Ashley Graham says fashion still lacks diversity
Ashley Graham says fashion is still lacking in diversity but she appreciates designers such as Prabal Gurung, Christian Siriano and Michael Kors, who have been "pioneers for change".
The curvy 31-year-old model is proud to represent a different look in modelling but she still believes the fashion industry has a long way to go.
Speaking to Harper's Bazaar UK, Ashley said: "What I'm most proud of is that today's teenagers are witnessing the progress towards more inclusion in the industry. We still lack diversity on the runway, but I appreciate designers like Prabal Gurung, Christian Siriano and Michael Kors, who have been pioneers for these changes. I feel hopeful that things will continue to change.
"I have had to learn to take a step back and acknowledge that things that were never possible are now possible. I'm so proud that young girls are finally looking in the mirror and saying: 'I love you'."
Ashley also revealed that she prefers to label herself as "curvy" rather than "plus size".
She explained: "How you identify is up to you to decide, not anyone else, which is important to remember. If you identify as plus-size, that's fine. I started using the term curvy, not because I am no longer a part of the plus-size community, but because body positivity is a broader community than we can imagine. There are girls who are size eight who sometimes say they can't find clothes, and there are girls who are size 24 who are saying the exact same thing. We have to cater to all types - not only women, but men too.
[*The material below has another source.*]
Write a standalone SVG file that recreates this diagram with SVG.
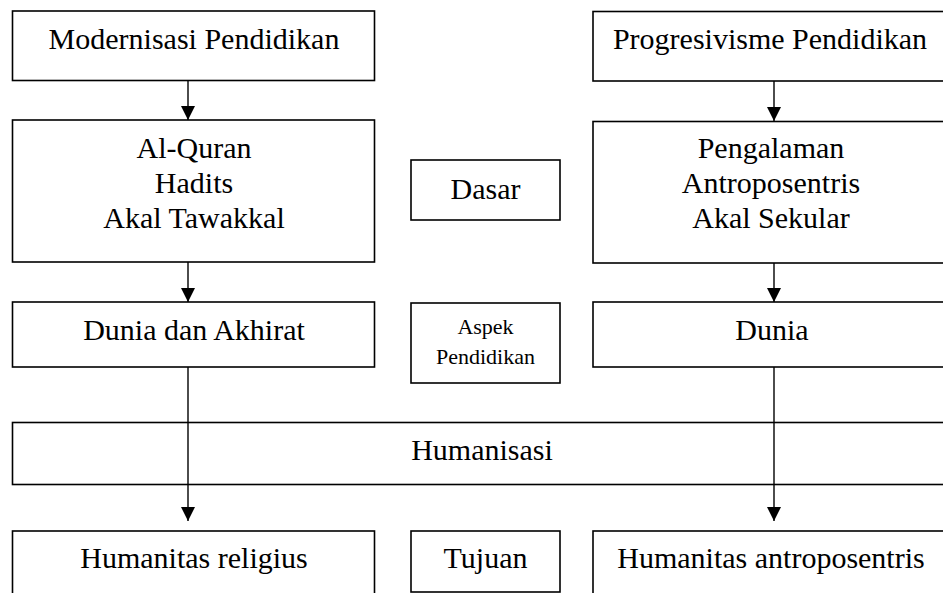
<svg xmlns="http://www.w3.org/2000/svg" width="943" height="593" viewBox="0 0 943 593">
<style>
.box{fill:#fff;stroke:#000;stroke-width:1.6}
.t{font-family:"Liberation Serif","Times New Roman",serif;font-size:30px;fill:#000;text-anchor:middle}
.s{font-family:"Liberation Serif","Times New Roman",serif;font-size:22px;fill:#000;text-anchor:middle}
.c{stroke:#000;stroke-width:1.4;fill:none;marker-end:url(#ah)}
</style>
<defs>
<marker id="ah" viewBox="0 0 14 14" refX="14" refY="7" markerWidth="14" markerHeight="14" markerUnits="userSpaceOnUse" orient="auto">
<path d="M0,0 L14,7 L0,14 Z" fill="#000"/>
</marker>
</defs>
<rect width="943" height="593" fill="#fff"/>
<g id="humanisasi"><rect class="box" x="12.5" y="422.5" width="945" height="62"/><text class="t" x="482" y="459.5">Humanisasi</text></g>
<g id="connectors">
<line class="c" x1="188" y1="80.5" x2="188" y2="120"/>
<line class="c" x1="774" y1="81" x2="774" y2="121"/>
<line class="c" x1="188" y1="262" x2="188" y2="302"/>
<line class="c" x1="774" y1="263" x2="774" y2="302"/>
<line class="c" x1="188" y1="367" x2="188" y2="521"/>
<line class="c" x1="774" y1="367" x2="774" y2="521"/>
</g>
<g id="modernisasi"><rect class="box" x="12.5" y="11" width="362" height="69.5"/><text class="t" x="194" y="48.5">Modernisasi Pendidikan</text></g>
<g id="progresivisme"><rect class="box" x="593" y="11.5" width="362" height="69.5"/><text class="t" x="770" y="48.5">Progresivisme Pendidikan</text></g>
<g id="dasar-islam"><rect class="box" x="12.5" y="120" width="362" height="142"/><text class="t" x="194" y="157.5">Al-Quran</text><text class="t" x="194" y="192.5">Hadits</text><text class="t" x="194" y="227.5">Akal Tawakkal</text></g>
<g id="dasar"><rect class="box" x="411" y="160" width="149" height="60"/><text class="t" x="485.5" y="198.5">Dasar</text></g>
<g id="dasar-progresif"><rect class="box" x="593" y="121.5" width="362" height="141.5"/><text class="t" x="771" y="157.5">Pengalaman</text><text class="t" x="771" y="192.5">Antroposentris</text><text class="t" x="771" y="227.5">Akal Sekular</text></g>
<g id="dunia-akhirat"><rect class="box" x="12.5" y="302" width="362" height="65"/><text class="t" x="194" y="340">Dunia dan Akhirat</text></g>
<g id="aspek"><rect class="box" x="411" y="303" width="149" height="80"/><text class="s" x="485.5" y="334">Aspek</text><text class="s" x="485.5" y="364">Pendidikan</text></g>
<g id="dunia"><rect class="box" x="593" y="302" width="362" height="65"/><text class="t" x="772" y="340">Dunia</text></g>
<g id="humanitas-religius"><rect class="box" x="12.5" y="531" width="362" height="80"/><text class="t" x="194" y="567.5">Humanitas religius</text></g>
<g id="tujuan"><rect class="box" x="411" y="531" width="149" height="61"/><text class="t" x="485.5" y="567.5">Tujuan</text></g>
<g id="humanitas-antroposentris"><rect class="box" x="593" y="531" width="362" height="80"/><text class="t" x="771" y="567.5">Humanitas antroposentris</text></g>
</svg>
"I want to advocate for equal representation for all curvy women - all sizes, races and ages."
Ashley is thrilled that she can be a positive role model for curvy women and she loves meeting women who she has inspired.
She explained: "I've met so many women who've cried in my arms and told me that by sharing my story and my struggle, I've allowed them to share theirs. You know, I've been the girl alone on the bathroom floor, crying my eyes out because I didn't think I was good enough. When you meet someone who has given you the authority to say 'I'm better than I thought,' that's a big deal. It just takes a couple of people stamping their feet and saying: "This isn't the way that we're going to be treated any more."